To run this project locally, follow these steps:
-
Clone the Repository
git clone https://github.com/iamprabhanjan/disease-prediction-using-ml.git cd disease-predictor-ml
-
Install Dependencies Ensure you have Python installed, then run:
pip install -r requirements.txt
-
Run the Application
python disease_predictor.py
- Upon running the application, a GUI window will appear.
- Enter the patient's name in the "Name of the Patient" field.
- Select up to five symptoms from the dropdown lists.
- Click on one of the three buttons to use the respective machine learning model (Decision Tree, Random Forest, or Naive Bayes) to predict the disease.
- The predicted disease will be displayed in the text box corresponding to the selected model.
- A decision tree is a flowchart-like structure where each internal node represents a test on an attribute, each branch represents an outcome of the test, and each leaf node represents a class label.
- The model is trained on the
Training.csv
dataset, and predictions are made based on the selected symptoms.
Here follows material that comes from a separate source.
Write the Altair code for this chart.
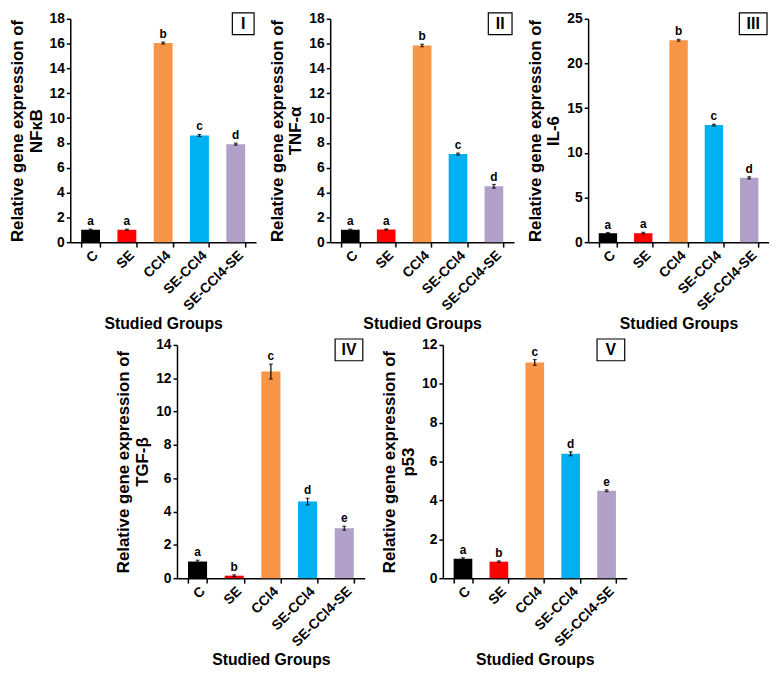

- Random Forest is an ensemble learning method that operates by constructing multiple decision trees during training and outputting the mode of the classes as the prediction.
- It reduces overfitting by averaging the predictions of multiple decision trees.
- Naive Bayes is a probabilistic classifier based on Bayes' theorem. It assumes independence between predictors.
- It is particularly effective for small datasets or when the assumption of independence is valid.
The project uses two datasets:
- Training.csv: This dataset is used to train the machine learning models. It contains symptoms as features and the corresponding disease as the target variable.
- Testing.csv: This dataset is used to validate the performance of the models. It follows the same structure as
Training.csv
.
The GUI is built using Python's Tkinter library. It contains the following elements:
- Labels and Text Fields: To enter the patient's name and select symptoms.
- Option Menus: Dropdown lists to choose symptoms from a predefined list.
- Buttons: To trigger the prediction using one of the three models.
- Text Boxes: To display the predicted disease based on the selected model.